--- begin ---
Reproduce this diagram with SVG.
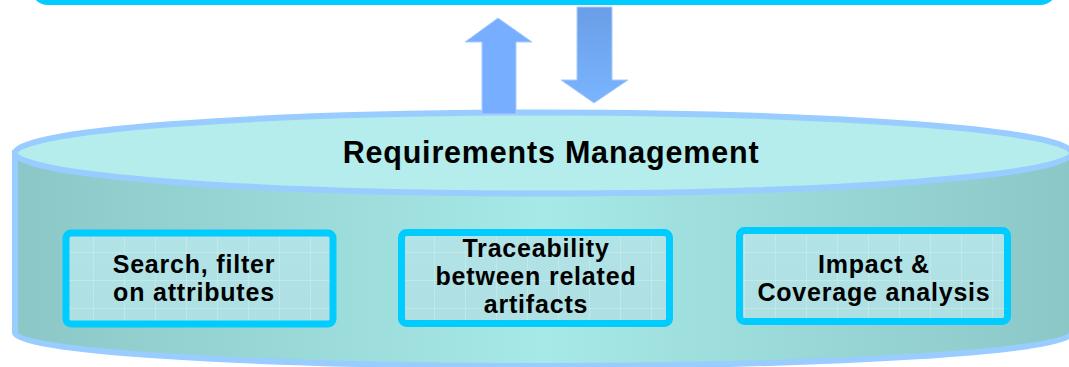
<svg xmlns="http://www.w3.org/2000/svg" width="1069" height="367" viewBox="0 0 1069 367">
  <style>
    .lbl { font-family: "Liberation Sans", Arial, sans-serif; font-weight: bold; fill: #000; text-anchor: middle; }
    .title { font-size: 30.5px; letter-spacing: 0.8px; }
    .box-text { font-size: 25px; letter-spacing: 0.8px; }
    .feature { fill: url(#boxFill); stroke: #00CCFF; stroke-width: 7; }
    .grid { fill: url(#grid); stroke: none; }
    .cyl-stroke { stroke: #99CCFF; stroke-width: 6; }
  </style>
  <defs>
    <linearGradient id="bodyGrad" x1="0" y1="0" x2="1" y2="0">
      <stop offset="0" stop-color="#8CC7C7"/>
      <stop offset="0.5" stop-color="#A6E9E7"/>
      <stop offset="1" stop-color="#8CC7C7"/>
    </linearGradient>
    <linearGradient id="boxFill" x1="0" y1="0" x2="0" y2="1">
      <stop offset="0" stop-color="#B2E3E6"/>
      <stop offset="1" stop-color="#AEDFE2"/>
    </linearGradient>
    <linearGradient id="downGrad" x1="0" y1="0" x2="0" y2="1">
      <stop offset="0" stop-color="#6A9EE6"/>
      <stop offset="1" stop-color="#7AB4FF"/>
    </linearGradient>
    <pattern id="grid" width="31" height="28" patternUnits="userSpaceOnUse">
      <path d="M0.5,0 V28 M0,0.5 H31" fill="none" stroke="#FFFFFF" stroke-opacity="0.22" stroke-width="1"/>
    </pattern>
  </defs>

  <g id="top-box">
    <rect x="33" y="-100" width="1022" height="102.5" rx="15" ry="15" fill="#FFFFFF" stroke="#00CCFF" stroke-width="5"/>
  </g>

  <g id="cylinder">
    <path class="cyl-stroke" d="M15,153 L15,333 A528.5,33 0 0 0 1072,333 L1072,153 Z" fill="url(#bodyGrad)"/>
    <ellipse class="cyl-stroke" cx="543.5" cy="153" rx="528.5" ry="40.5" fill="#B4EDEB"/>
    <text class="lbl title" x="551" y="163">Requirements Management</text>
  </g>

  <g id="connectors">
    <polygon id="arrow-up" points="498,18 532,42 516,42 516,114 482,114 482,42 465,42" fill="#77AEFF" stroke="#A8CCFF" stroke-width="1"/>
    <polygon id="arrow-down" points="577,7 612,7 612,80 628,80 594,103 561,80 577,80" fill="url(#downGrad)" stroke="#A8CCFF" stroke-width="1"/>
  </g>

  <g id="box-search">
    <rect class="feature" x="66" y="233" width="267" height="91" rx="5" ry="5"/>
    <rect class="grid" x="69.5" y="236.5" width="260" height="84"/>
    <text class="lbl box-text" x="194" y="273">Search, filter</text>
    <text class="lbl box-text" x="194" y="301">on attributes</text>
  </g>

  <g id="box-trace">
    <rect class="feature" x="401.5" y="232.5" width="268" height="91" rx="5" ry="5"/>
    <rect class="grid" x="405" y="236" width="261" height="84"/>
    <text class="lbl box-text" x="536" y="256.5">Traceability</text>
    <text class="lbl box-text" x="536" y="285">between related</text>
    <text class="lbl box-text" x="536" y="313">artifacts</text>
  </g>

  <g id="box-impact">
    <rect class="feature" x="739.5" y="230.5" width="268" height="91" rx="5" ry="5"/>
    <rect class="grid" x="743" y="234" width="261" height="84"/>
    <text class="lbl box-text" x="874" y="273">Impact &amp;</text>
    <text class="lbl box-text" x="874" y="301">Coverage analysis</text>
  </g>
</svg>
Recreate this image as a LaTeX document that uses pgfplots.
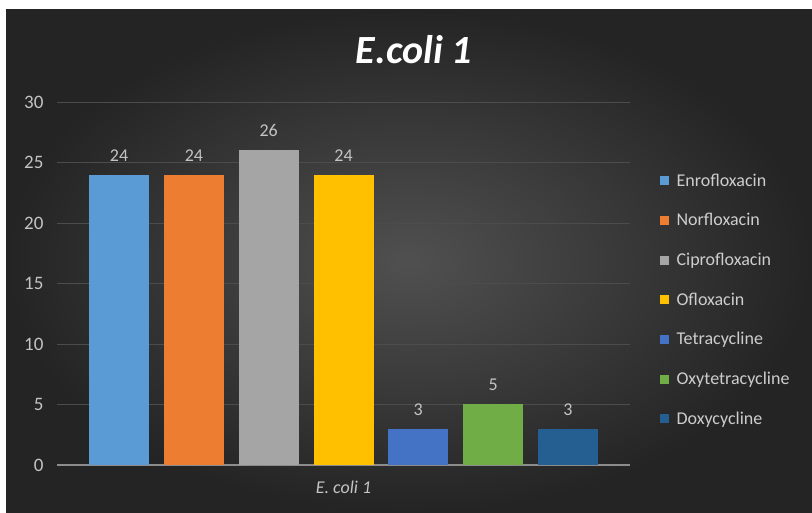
--- end ---
> **Instructions for the task**
Tally the lines holding the string "this" and give only the count.

> **Answer below**
2